Hoje responsável pela formação de novos professores, Magda procura pedir aos alunos nas aulas da universidade atividades diferentes das tradicionais. Uma atividade de análise de uma obra do artista abstracionista russo Wassily Kandinsky, por exemplo, em que fragmentos podem representar “inteiros” independentes, pode levar os alunos a associar a atividade à observação necessária ao fazer científico. “O objetivo é mostrar o quanto é importante o olhar na ciência”, diz.
A formação cultural e artística também se mostra uma aliada ao lidar com temas interdisciplinares, como é cada vez mais exigido na educação contemporânea. “Hoje não é possível existir uma disciplina solitária. É uma questão da vida globalizada e do acesso fácil a culturas de todo o mundo”, ressalta o professor de arte Pio Santana, que trabalha em uma escola pública de ensino fundamental e médio de São Paulo, além de dar aulas de arte em uma universidade de Santos.

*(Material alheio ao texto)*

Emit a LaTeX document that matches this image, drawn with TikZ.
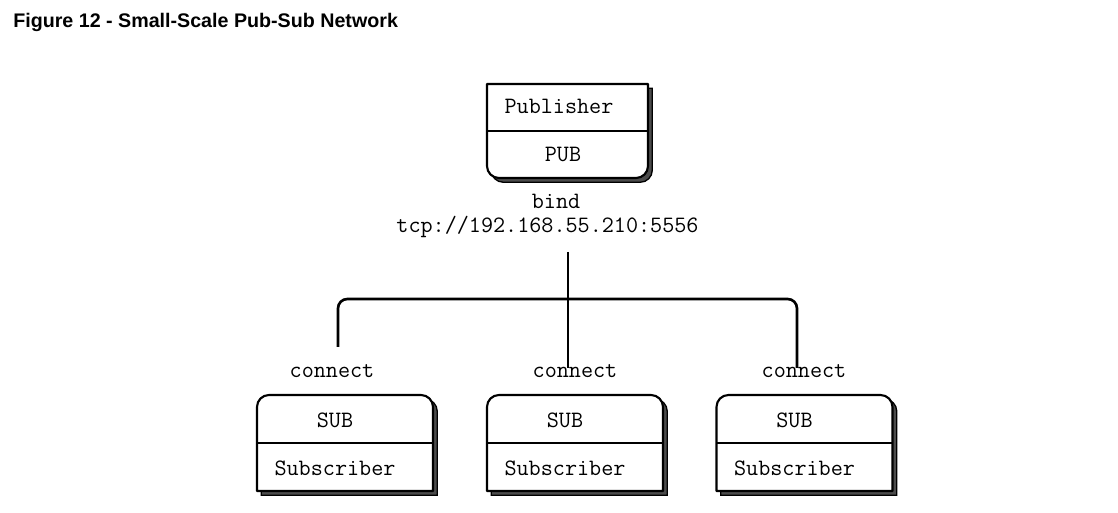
\documentclass[tikz,border=0pt]{standalone}
\usepackage{fontspec}
\setsansfont{Liberation Sans}
\usetikzlibrary{positioning, calc}

\begin{document}
\begin{tikzpicture}[
  x=0.75pt, y=0.75pt,
  mono/.style={font=\ttfamily\fontsize{17.6}{19}\selectfont, anchor=base, inner sep=0pt},
  area/.style={inner sep=0pt, outer sep=0pt},
  boxshape/.style={line width=1.6pt, fill=white, line join=round,
    preaction={draw=black, fill=black!70, line width=1pt,
               transform canvas={xshift=3.2pt, yshift=-3.2pt}}},
  wire/.style={line width=2pt},
]
\def\rr{9pt}
\useasboundingbox (0,0) rectangle (1118,-513);

% Title
\node[anchor=base west, inner sep=0pt,
      font=\sffamily\bfseries\fontsize{14.75}{16}\selectfont] (title) at (13,-28)
  {Figure 12 - Small-Scale Pub-Sub Network};

% Publisher
\node[area, minimum width=120.75pt, minimum height=70.5pt] (pub) at (567.5,-131) {};
\draw[boxshape] (pub.north west) -- (pub.north east)
  -- ([yshift=\rr]pub.south east) arc[start angle=0, end angle=-90, radius=\rr]
  -- ([xshift=\rr]pub.south west) arc[start angle=-90, end angle=-180, radius=\rr]
  -- cycle;
\draw[line width=1.6pt] (pub.west) -- (pub.east);
\node[mono] (pubname) at (559,-114) {Publisher};
\node[mono] (pubsock) at (563,-162) {PUB};

% Bind address
\node[mono] (bind) at (556,-209) {bind};
\node[mono] (addr) at (547.5,-233) {tcp://192.168.55.210:5556};

% Subscribers
\foreach \i/\cx/\lx in {1/345/332, 2/575/575, 3/804.5/804} {
  \node[area, minimum width=132pt, minimum height=72pt] (sub\i) at (\cx,-443) {};
  \draw[boxshape] (sub\i.south west)
    -- ([yshift=-\rr]sub\i.north west) arc[start angle=180, end angle=90, radius=\rr]
    -- ([xshift=-\rr]sub\i.north east) arc[start angle=90, end angle=0, radius=\rr]
    -- (sub\i.south east) -- cycle;
  \draw[line width=1.6pt] (sub\i.west) -- (sub\i.east);
  \node[mono] (subsock\i) at (\cx-10,-427) {SUB};
  \node[mono] (subname\i) at (\cx-10,-475) {Subscriber};
  \node[mono] (conn\i) at (\lx,-378) {connect};
}

% Bus
\coordinate (hub) at (568,-252);
\coordinate (bus) at (568,-299);
\coordinate (tap1) at (338,-347);
\coordinate (tap2) at (568,-368);
\coordinate (tap3) at (797,-368);
\draw[wire] (hub) -- (tap2);
\draw[wire, rounded corners=7pt] (tap1) -- (tap1 |- bus) -- (tap3 |- bus) -- (tap3);

\end{tikzpicture}
\end{document}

Segundo o professor, participante assíduo dos cursos do Museu de Arte Moderna (MAM), a arte engloba hoje elementos que estão à disposição do aluno, como videoclipes e música pop. “Por sua natureza, a arte é uma disciplina aberta, que faz parcerias com outras áreas do conhecimento”, diz. Atualmente, por exemplo, Santana está desenvolvendo um trabalho que envolve a participação do professor de língua portuguesa: os alunos deverão interpretar poemas por meio de instalações artísticas. “O professor é um mediador cultural e está diante de inúmeras possibilidades artísticas, mas são poucos aqueles que se interessam”, lamenta.